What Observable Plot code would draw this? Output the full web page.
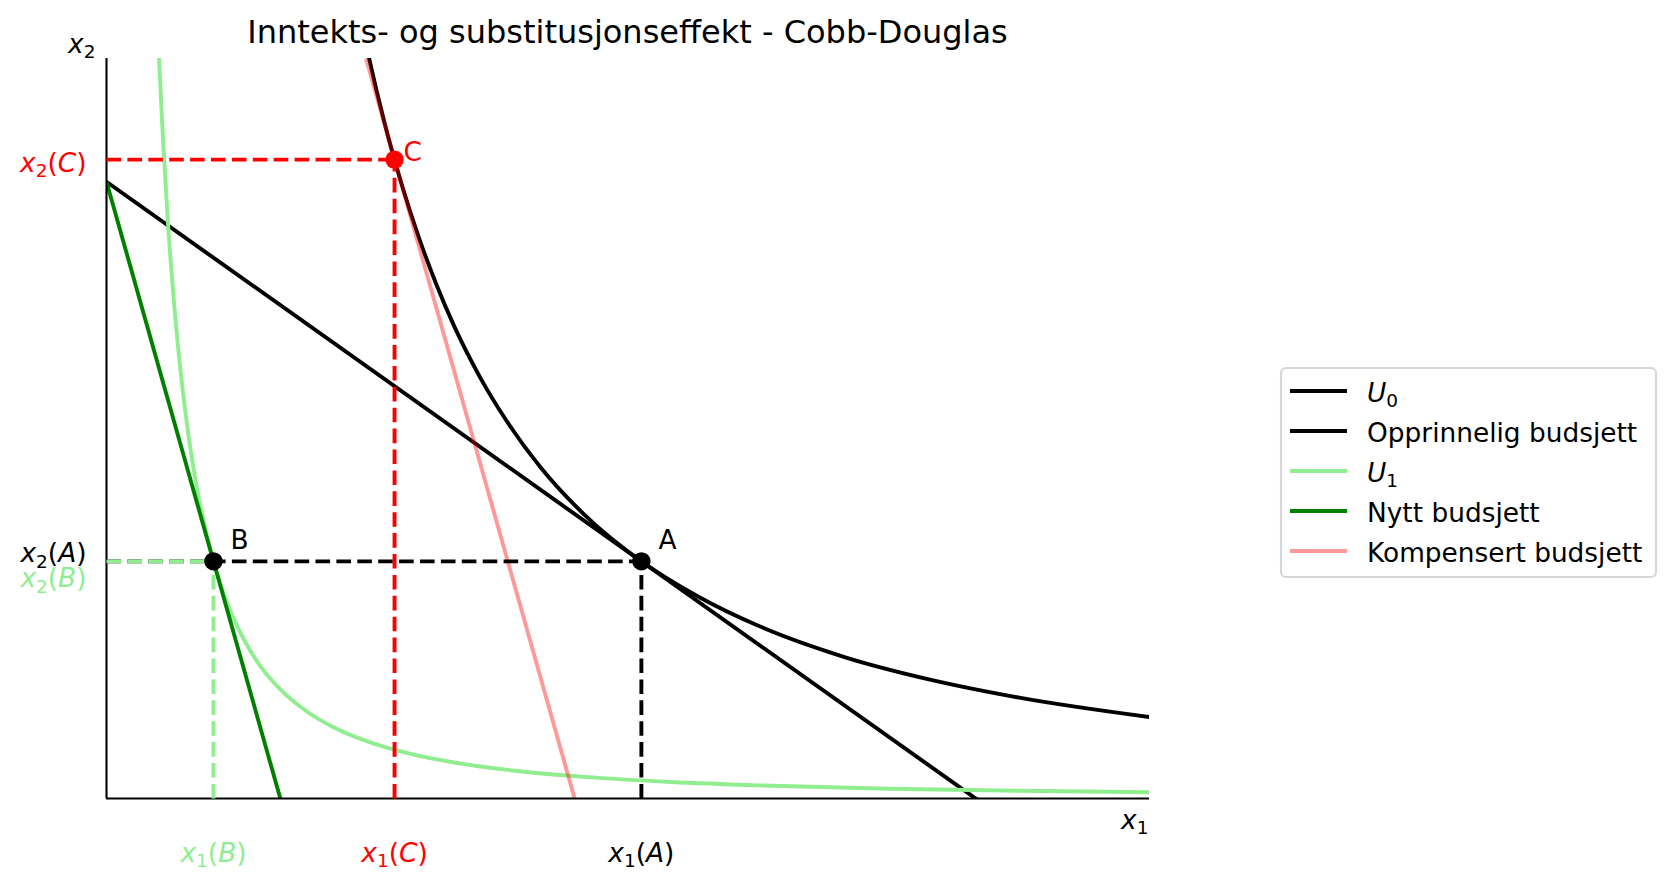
<!DOCTYPE html>
<html>
<head>
<meta charset="utf-8">
<script src="https://cdn.jsdelivr.net/npm/d3@7"></script>
<script src="https://cdn.jsdelivr.net/npm/@observablehq/plot@0.6"></script>
<style>
  html, body { margin: 0; padding: 0; background: #fff; }
  #chart { position: relative; width: 1674px; height: 885px; }
  svg { font-family: "DejaVu Sans", sans-serif; }
</style>
</head>
<body>
<div id="chart"></div>
<script>
// ---------------- data ----------------
const titleText = "Inntekts- og substitusjonseffekt - Cobb-Douglas";

// Indifference curve U0 (through A and C)
const u0X = [28, 30, 32, 34, 36, 38, 40, 43, 46, 50, 55, 61.54, 68, 75, 85, 95, 105, 120];
const u0Y = [135.6, 121.4, 109.5, 99.4, 90.7, 83.2, 76.6, 68.25, 61.3, 53.6, 46.0, 38.46, 32.8, 28.0, 22.9, 19.2, 16.36, 13.21];

// Indifference curve U1 (through B)
const u1X = [5.5, 6, 7, 8, 9, 10, 11, 12.31, 14, 16, 18, 20, 23, 26, 30, 35, 40, 47, 55, 65, 75, 90, 105, 120];
const u1Y = [139.6, 121.5, 94.9, 76.7, 63.5, 53.6, 46.1, 38.46, 31.3, 25.3, 20.9, 17.7, 14.15, 11.63, 9.25, 7.23, 5.84, 4.51, 3.51, 2.68, 2.13, 1.59, 1.25, 1.007];

// Budget lines (end points)
const budgetOldX = [0, 120];
const budgetOldY = [100, -20];
const budgetNewX = [0, 24];
const budgetNewY = [100, -20];
const budgetCompX = [29.86, 53.86];
const budgetCompY = [120, 0];

// Optimal bundles
const pointNames = ["A", "B", "C"];
const pointX = [61.54, 12.31, 33.14];
const pointY = [38.46, 38.46, 103.6];

// Tick labels
const xTickValues = [12.31, 33.14, 61.54];
const xTickLabels = ["x_1(B)", "x_1(C)", "x_1(A)"];
const yTickValues = [103.6, 38.46, 38.46];
const yTickLabels = ["x_2(C)", "x_2(A)", "x_2(B)"];

// Legend entries
const legendLabels = ["U_0", "Opprinnelig budsjett", "U_1", "Nytt budsjett", "Kompensert budsjett"];

// ---------------- styles ----------------
const LW = 3.9;
const DASH = "14.6,6.3";
const FS = 26.4;
const xTickColors = ["lightgreen", "red", "black"];
const yTickColors = ["red", "black", "lightgreen"];
const yTickDy = [12, 1, 26];
const pointColors = ["black", "black", "red"];
const legendColors = ["black", "black", "lightgreen", "green", "red"];
const legendOpacity = [1, 1, 1, 1, 0.4];

// ---------------- build ----------------
const pts = (xs, ys) => xs.map((x, i) => ({x, y: ys[i]}));
const points = pointNames.map((n, i) => ({name: n, x: pointX[i], y: pointY[i], color: pointColors[i]}));
const [pA, pB, pC] = points;
const xTicks = xTickValues.map((v, i) => ({x: v, y: 0, label: xTickLabels[i], color: xTickColors[i]}));
const yTicks = yTickValues.map((v, i) => ({x: 0, y: v, label: yTickLabels[i], color: yTickColors[i]}));

const solid = (data, stroke, extra = {}) =>
  Plot.line(data, {x: "x", y: "y", stroke, strokeWidth: LW, clip: true, strokeLinecap: "butt", ...extra});
const dashed = (data, stroke) =>
  Plot.line(data, {x: "x", y: "y", stroke, strokeWidth: LW, strokeDasharray: DASH, strokeLinecap: "butt"});

const marks = [
  solid(pts(u0X, u0Y), "black", {curve: "monotone-x"}),
  solid(pts(budgetOldX, budgetOldY), "black"),
  solid(pts(u1X, u1Y), "lightgreen", {curve: "monotone-x"}),
  solid(pts(budgetNewX, budgetNewY), "green"),
  solid(pts(budgetCompX, budgetCompY), "red", {strokeOpacity: 0.4}),
  Plot.ruleX([0], {y1: 0, y2: 120, stroke: "black", strokeWidth: 2.1}),
  Plot.ruleY([0], {x1: 0, x2: 120, stroke: "black", strokeWidth: 2.1}),
  dashed([{x: 0, y: pA.y}, {x: pA.x, y: pA.y}], "black"),
  dashed([{x: pA.x, y: 0}, {x: pA.x, y: pA.y}], "black"),
  dashed([{x: 0, y: pB.y}, {x: pB.x, y: pB.y}], "lightgreen"),
  dashed([{x: pB.x, y: 0}, {x: pB.x, y: pB.y}], "lightgreen"),
  dashed([{x: 0, y: pC.y}, {x: pC.x, y: pC.y}], "red"),
  dashed([{x: pC.x, y: 0}, {x: pC.x, y: pC.y}], "red"),
  Plot.dot(points, {x: "x", y: "y", r: 9.2, fill: "color", stroke: null}),
  Plot.text([pA, pB], {x: "x", y: "y", text: "name", fill: "color", fontSize: FS, textAnchor: "start", lineAnchor: "bottom", dx: 17, dy: -12}),
  Plot.text([pC], {x: "x", y: "y", text: "name", fill: "color", fontSize: FS, textAnchor: "start", lineAnchor: "bottom", dx: 9, dy: 1.5}),
  Plot.text(xTicks, {x: "x", y: "y", text: "label", fill: "color", fontSize: FS, textAnchor: "middle", lineAnchor: "bottom", dy: 63}),
  ...yTicks.map((t, i) => Plot.text([t], {x: "x", y: "y", text: "label", fill: "color", fontSize: FS, textAnchor: "end", lineAnchor: "bottom", dx: -20, dy: yTickDy[i]})),
  Plot.text([{x: 0, y: 120, label: "x_2"}], {x: "x", y: "y", text: "label", fill: "black", fontSize: FS, textAnchor: "end", lineAnchor: "bottom", dx: -11, dy: -6}),
  Plot.text([{x: 120, y: 0, label: "x_1"}], {x: "x", y: "y", text: "label", fill: "black", fontSize: FS, textAnchor: "end", lineAnchor: "bottom", dx: -1, dy: 30})
];

const svg = Plot.plot({
  width: 1674,
  height: 885,
  marginLeft: 106,
  marginRight: 525,
  marginTop: 58,
  marginBottom: 87,
  x: {domain: [0, 120], axis: null},
  y: {domain: [0, 120], axis: null},
  color: {type: "identity"},
  style: {fontFamily: "'DejaVu Sans', sans-serif", background: "white", overflow: "visible"},
  marks
});
document.getElementById("chart").appendChild(svg);

// ---- math-style labels: italic symbol + subscript ----
function mathify(el, fs) {
  const s = el.textContent;
  const m = /^([A-Za-z])_(\w)(.*)$/.exec(s);
  if (!m) return;
  const sel = d3.select(el);
  sel.text(null);
  sel.append("tspan").attr("font-style", "italic").text(m[1]);
  sel.append("tspan").attr("font-size", (fs * 0.7) + "px").attr("dy", (fs * 0.2) + "px").text(m[2]);
  let first = true;
  for (const ch of m[3]) {
    const t = sel.append("tspan").text(ch);
    if (/[A-Za-z]/.test(ch)) t.attr("font-style", "italic");
    if (first) { t.attr("dy", (-fs * 0.2) + "px"); first = false; }
  }
}
d3.select(svg).selectAll("text").each(function() { mathify(this, FS); });

// ---- title ----
const root = d3.select(svg);
root.append("text")
  .attr("x", (106 + 1149) / 2).attr("y", 42.7)
  .attr("text-anchor", "middle")
  .attr("font-size", 32)
  .attr("fill", "black")
  .text(titleText);

// ---- legend ----
const lg = root.append("g").attr("text-anchor", "start");
lg.append("rect")
  .attr("x", 1281).attr("y", 368).attr("width", 375).attr("height", 209)
  .attr("rx", 5).attr("fill", "white").attr("stroke", "#d6d6d6").attr("stroke-width", 2.1);
legendLabels.forEach((lab, i) => {
  const cy = 391 + i * 40;
  lg.append("line")
    .attr("x1", 1290).attr("x2", 1347).attr("y1", cy).attr("y2", cy)
    .attr("stroke", legendColors[i]).attr("stroke-opacity", legendOpacity[i])
    .attr("stroke-width", LW);
  const t = lg.append("text")
    .attr("x", 1367).attr("y", cy + 11)
    .attr("text-anchor", "start")
    .attr("font-size", FS).attr("fill", "black")
    .text(lab);
  mathify(t.node(), FS);
});
</script>
</body>
</html>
* * * * * * *
* [To do]:
Give again, exactly, the lines from the start of the data through the one holding "1.59, 1.25, 1.007];"; omit the pictures.

* [Answer to the problem]:
What Observable Plot code would draw this? Output the full web page.
<!DOCTYPE html>
<html>
<head>
<meta charset="utf-8">
<script src="https://cdn.jsdelivr.net/npm/d3@7"></script>
<script src="https://cdn.jsdelivr.net/npm/@observablehq/plot@0.6"></script>
<style>
  html, body { margin: 0; padding: 0; background: #fff; }
  #chart { position: relative; width: 1674px; height: 885px; }
  svg { font-family: "DejaVu Sans", sans-serif; }
</style>
</head>
<body>
<div id="chart"></div>
<script>
// ---------------- data ----------------
const titleText = "Inntekts- og substitusjonseffekt - Cobb-Douglas";

// Indifference curve U0 (through A and C)
const u0X = [28, 30, 32, 34, 36, 38, 40, 43, 46, 50, 55, 61.54, 68, 75, 85, 95, 105, 120];
const u0Y = [135.6, 121.4, 109.5, 99.4, 90.7, 83.2, 76.6, 68.25, 61.3, 53.6, 46.0, 38.46, 32.8, 28.0, 22.9, 19.2, 16.36, 13.21];

// Indifference curve U1 (through B)
const u1X = [5.5, 6, 7, 8, 9, 10, 11, 12.31, 14, 16, 18, 20, 23, 26, 30, 35, 40, 47, 55, 65, 75, 90, 105, 120];
const u1Y = [139.6, 121.5, 94.9, 76.7, 63.5, 53.6, 46.1, 38.46, 31.3, 25.3, 20.9, 17.7, 14.15, 11.63, 9.25, 7.23, 5.84, 4.51, 3.51, 2.68, 2.13, 1.59, 1.25, 1.007];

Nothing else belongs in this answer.